The crypto bubble phenomenon is not new. The first major cycle peaked in late 2017, when Bitcoin raced toward $20,000 and thousands of altcoins launched on Ethereum's ICO boom. Within months, the market lost roughly 80% of its value, wiping out countless speculative projects and exposing fraud at every level.

Then came the 2021 bull run — arguably the most dramatic crypto bubble to date. Fueled by institutional interest, meme coins like Dogecoin and Shiba Inu, and the NFT explosion, total market capitalization briefly crossed $3 trillion. By mid-2022, the collapse of the Terra/Luna ecosystem, the bankruptcy of FTX, and a broader risk-off environment sent prices tumbling once again.

Why Each Bubble Feels Different

Each cycle introduces new narratives: decentralized finance, NFTs, Web3 gaming, AI tokens, real-world assets. Yet the underlying psychology remains remarkably similar. Greed, herd behavior, and leverage tend to amplify every move — both up and down.

Warning Signs Investors Should Watch For

Spotting a bubble in real time is notoriously difficult, but several red flags have historically preceded major corrections. Recognizing them early can mean the difference between taking profits and holding the bag when the music stops.
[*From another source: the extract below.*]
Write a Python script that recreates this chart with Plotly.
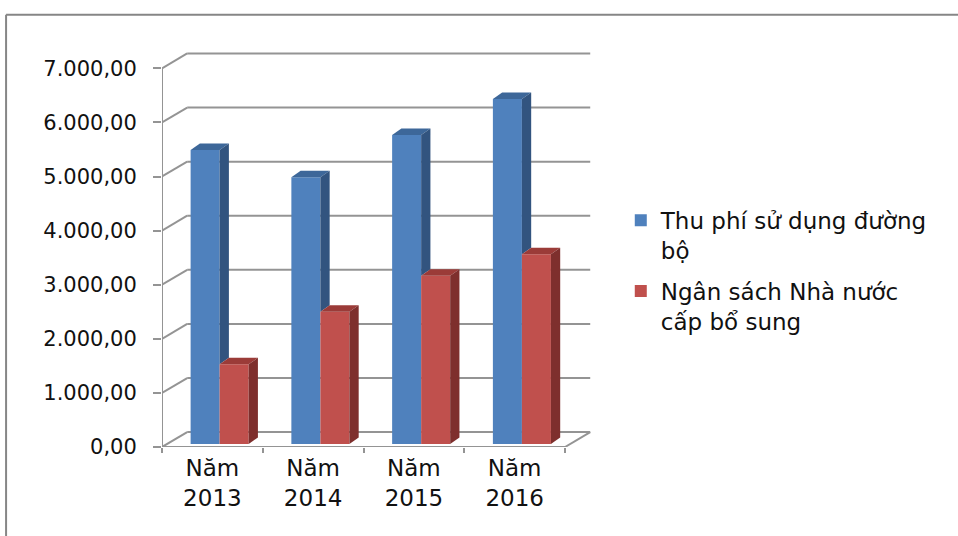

Leverage overload: When open interest on derivatives exchanges spikes and funding rates stay positive for weeks, the market becomes a powder keg. A small drop can trigger cascading liquidations.

Quality collapse: During late-stage bubbles, capital rotates from fundamentally sound projects into anything with a catchy ticker. If meme coins with no utility are pumping harder than established networks, caution is warranted.

Regulatory silence turning into noise: Governments and central banks often ignore bubbles in their early stages, then panic once retail losses become politically inconvenient. Sudden enforcement actions are often the final nail in the coffin.

The smartest investors are usually the most boring ones — they diversify, take profits, and never bet more than they can afford to lose.

Surviving the Next Bubble — Intact

So how do you participate in the upside without becoming a casualty? The short answer is discipline. The longer answer involves a combination of strategy, mindset, and risk management.

First, define your exit before you enter. Whether you use trailing stops, profit-taking ladders, or simple target percentages, having a written plan removes emotion from the equation. Second, size every position so that even a total loss is survivable. Crypto is volatile enough without adding leverage to the mix.

Third, stay grounded in research. Hype cycles reward narratives over numbers, and the projects that survive a crash are usually those with real users, real revenue, or genuinely innovative technology. Skepticism, in crypto, is a feature — not a bug.

  • Take profits incrementally rather than waiting for an imaginary top
  • Keep the majority of holdings in cold storage
  • Avoid chasing pumps based on influencer posts
  • Diversify across asset types, not just tokens
  • Remember that bear markets are when real builders thrive

Key Takeaways

The crypto bubble is not a one-time event — it is a recurring feature of an emerging, highly speculative market. Each cycle teaches the same lesson: markets eventually revert to fundamentals, and the projects that matter will still be standing long after the hype fades.

Whether the next bubble is already inflating or still years away, the playbook remains the same. Invest only what you can lose, ignore the loudest voices, and treat every parabolic move with healthy suspicion. In a market where fortunes are made and lost in days, patience and process are your most valuable assets.